Thursday, March 1, 2012

The Social Safety Network


Christakis and Fowler discuss natural selection, and the ways in which it encouraged us to help each other out as a means of helping ourselves survive. This has great relevance for current politics, and even political movements of the past few centuries. Government is a construction made to protect ourselves from ourselves, in the words of Hobbs. It is thought to be a uniquely human construction, derived from our superior standpoint as the species with the most highly developed mental capacity.

Do Christakis and Fowler suggest that socialism, and at an even more base level all government, is not only altruistic, but is a result of evolutionary processes? Are our social networks a key reason why our species survived and thrived?

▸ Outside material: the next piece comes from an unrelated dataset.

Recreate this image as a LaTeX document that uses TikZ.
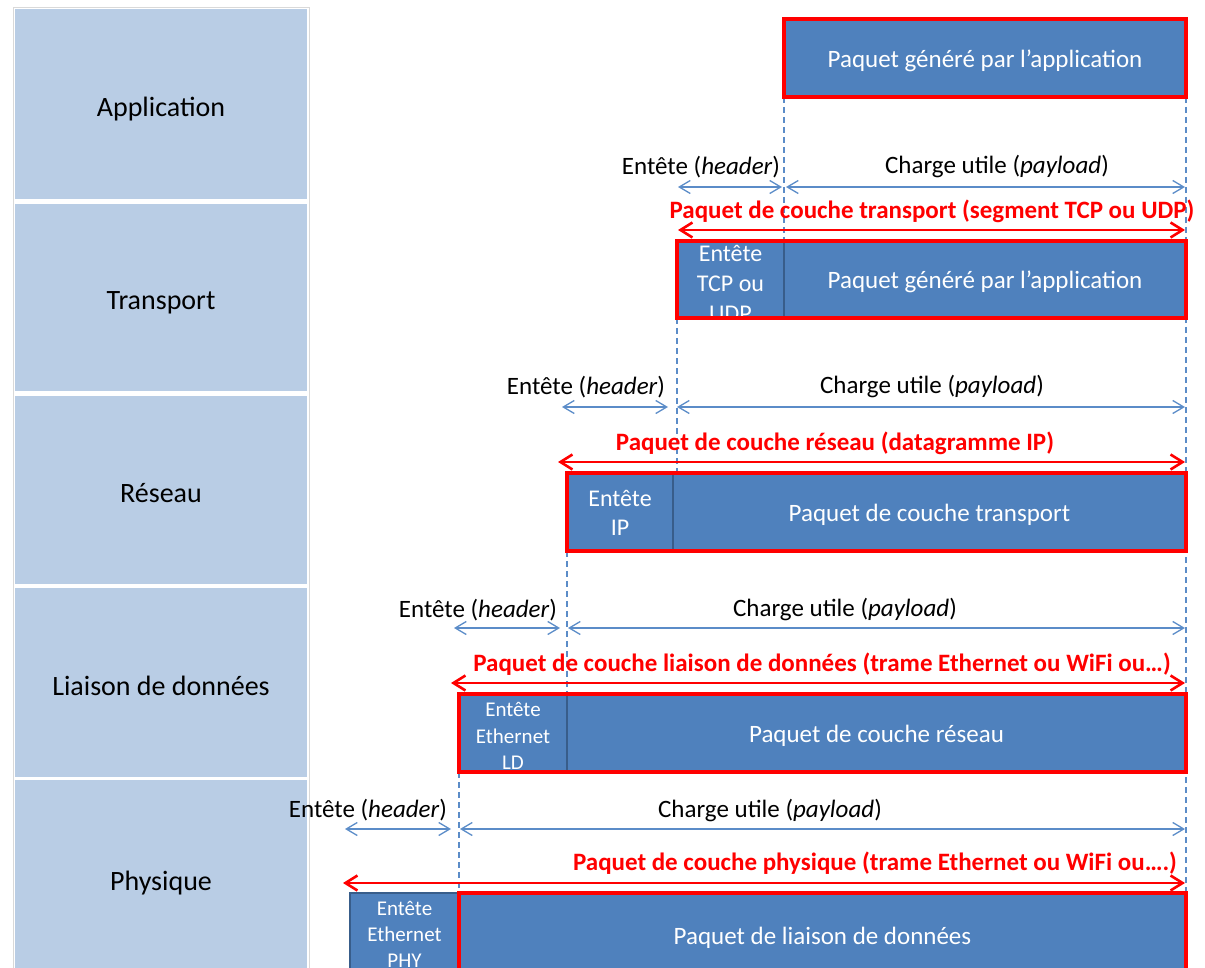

In the book, Christakis and Fowler outline the use of social networks as crucial to human survival, similarly to the way that apes use social networks. The saying “two heads are better than one” seems to hold true here; a single individual would not be able construct their own residence, grow all of their own food, etc. Society is built around the group or community because it is endlessly more efficient to collectively produce all of the things that humans need based on specialization of each individual. Social constructs are the way in which our world operates. It takes social networks to have an operating economy and marketplace for goods. Social networks are the method by which information is dispersed still to this day. We need these networks to organize and operate our lives, which is why it makes sense that we evolved to favor them.

In this way, our habit of protecting the weak, the sick, the elderly, and the young seems to come from our evolution. In the United States our welfare system, the social safety net that prevents a family or individual from falling through the cracks, can also be seen as network. Networks keep us alive, healthy, and productive.